What is being asked: Give a verbatim copy of the lines below, minus the pictures.
────────────────────
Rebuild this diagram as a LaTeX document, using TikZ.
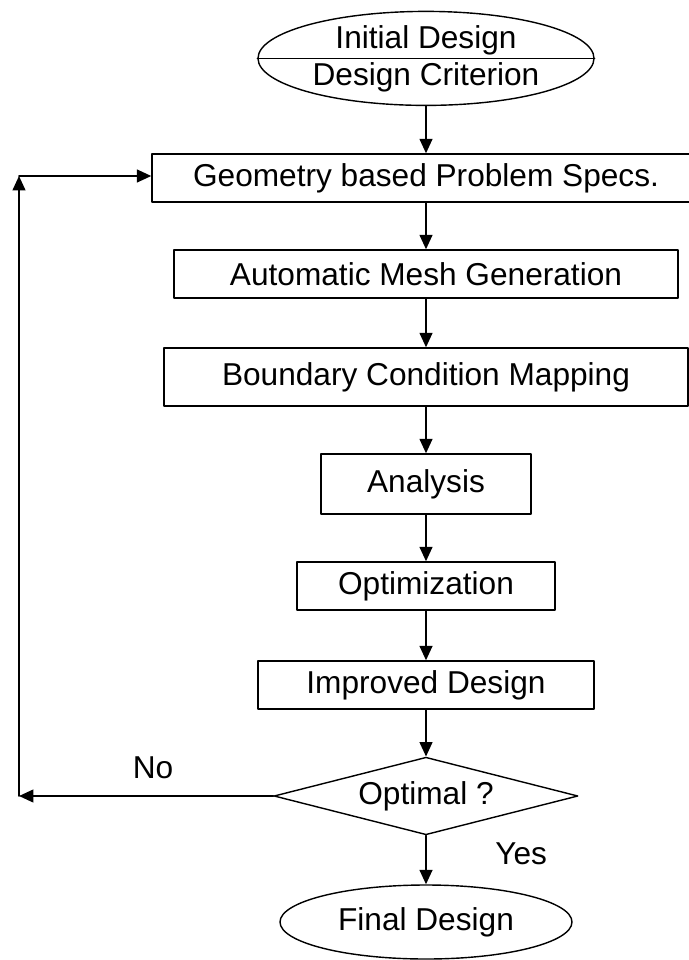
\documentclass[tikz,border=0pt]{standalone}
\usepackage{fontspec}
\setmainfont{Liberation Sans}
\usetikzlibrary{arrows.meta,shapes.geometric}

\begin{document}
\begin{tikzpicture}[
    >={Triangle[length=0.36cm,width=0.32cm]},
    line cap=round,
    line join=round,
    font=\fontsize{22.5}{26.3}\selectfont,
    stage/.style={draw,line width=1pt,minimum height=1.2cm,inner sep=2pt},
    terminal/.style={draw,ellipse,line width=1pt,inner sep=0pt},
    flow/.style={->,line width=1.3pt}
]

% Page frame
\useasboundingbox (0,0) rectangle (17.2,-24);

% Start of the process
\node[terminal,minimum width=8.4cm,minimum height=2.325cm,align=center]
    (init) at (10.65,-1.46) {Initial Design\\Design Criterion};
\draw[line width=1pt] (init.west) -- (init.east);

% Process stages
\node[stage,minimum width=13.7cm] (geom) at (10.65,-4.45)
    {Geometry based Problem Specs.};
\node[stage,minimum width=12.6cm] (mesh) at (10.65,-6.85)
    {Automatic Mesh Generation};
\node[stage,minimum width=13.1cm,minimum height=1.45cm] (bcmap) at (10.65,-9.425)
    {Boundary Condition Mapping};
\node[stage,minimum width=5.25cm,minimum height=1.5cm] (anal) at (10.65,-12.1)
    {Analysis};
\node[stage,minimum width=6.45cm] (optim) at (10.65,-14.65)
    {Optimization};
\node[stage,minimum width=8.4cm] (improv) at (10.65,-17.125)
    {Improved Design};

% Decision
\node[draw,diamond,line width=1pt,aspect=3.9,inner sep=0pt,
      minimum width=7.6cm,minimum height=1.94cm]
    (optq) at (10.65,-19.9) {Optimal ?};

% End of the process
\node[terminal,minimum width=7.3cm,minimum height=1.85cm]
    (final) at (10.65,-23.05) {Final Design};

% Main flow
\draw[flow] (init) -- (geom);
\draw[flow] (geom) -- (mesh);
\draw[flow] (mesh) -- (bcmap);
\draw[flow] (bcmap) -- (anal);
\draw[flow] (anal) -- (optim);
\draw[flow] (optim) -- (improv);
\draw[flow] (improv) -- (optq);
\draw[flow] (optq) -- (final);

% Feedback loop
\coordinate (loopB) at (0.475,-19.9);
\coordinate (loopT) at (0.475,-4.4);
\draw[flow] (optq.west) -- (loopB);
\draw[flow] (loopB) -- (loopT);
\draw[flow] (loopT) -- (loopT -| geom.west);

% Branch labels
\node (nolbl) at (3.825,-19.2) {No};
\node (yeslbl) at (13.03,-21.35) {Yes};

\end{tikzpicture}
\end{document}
────────────────────
Result:
Rebuild this diagram as a LaTeX document, using TikZ.
\documentclass[tikz,border=0pt]{standalone}
\usepackage{fontspec}
\setmainfont{Liberation Sans}
\usetikzlibrary{arrows.meta,shapes.geometric}

\begin{document}
\begin{tikzpicture}[
    >={Triangle[length=0.36cm,width=0.32cm]},
    line cap=round,
    line join=round,
    font=\fontsize{22.5}{26.3}\selectfont,
    stage/.style={draw,line width=1pt,minimum height=1.2cm,inner sep=2pt},
    terminal/.style={draw,ellipse,line width=1pt,inner sep=0pt},
    flow/.style={->,line width=1.3pt}
]

% Page frame
\useasboundingbox (0,0) rectangle (17.2,-24);

% Start of the process
\node[terminal,minimum width=8.4cm,minimum height=2.325cm,align=center]
    (init) at (10.65,-1.46) {Initial Design\\Design Criterion};
\draw[line width=1pt] (init.west) -- (init.east);

% Process stages
\node[stage,minimum width=13.7cm] (geom) at (10.65,-4.45)
    {Geometry based Problem Specs.};
\node[stage,minimum width=12.6cm] (mesh) at (10.65,-6.85)
    {Automatic Mesh Generation};
\node[stage,minimum width=13.1cm,minimum height=1.45cm] (bcmap) at (10.65,-9.425)
    {Boundary Condition Mapping};
\node[stage,minimum width=5.25cm,minimum height=1.5cm] (anal) at (10.65,-12.1)
    {Analysis};
\node[stage,minimum width=6.45cm] (optim) at (10.65,-14.65)
    {Optimization};
\node[stage,minimum width=8.4cm] (improv) at (10.65,-17.125)
    {Improved Design};

% Decision
\node[draw,diamond,line width=1pt,aspect=3.9,inner sep=0pt,
      minimum width=7.6cm,minimum height=1.94cm]
    (optq) at (10.65,-19.9) {Optimal ?};

% End of the process
\node[terminal,minimum width=7.3cm,minimum height=1.85cm]
    (final) at (10.65,-23.05) {Final Design};

% Main flow
\draw[flow] (init) -- (geom);
\draw[flow] (geom) -- (mesh);
\draw[flow] (mesh) -- (bcmap);
\draw[flow] (bcmap) -- (anal);
\draw[flow] (anal) -- (optim);
\draw[flow] (optim) -- (improv);
\draw[flow] (improv) -- (optq);
\draw[flow] (optq) -- (final);

% Feedback loop
\coordinate (loopB) at (0.475,-19.9);
\coordinate (loopT) at (0.475,-4.4);
\draw[flow] (optq.west) -- (loopB);
\draw[flow] (loopB) -- (loopT);
\draw[flow] (loopT) -- (loopT -| geom.west);

% Branch labels
\node (nolbl) at (3.825,-19.2) {No};
\node (yeslbl) at (13.03,-21.35) {Yes};

\end{tikzpicture}
\end{document}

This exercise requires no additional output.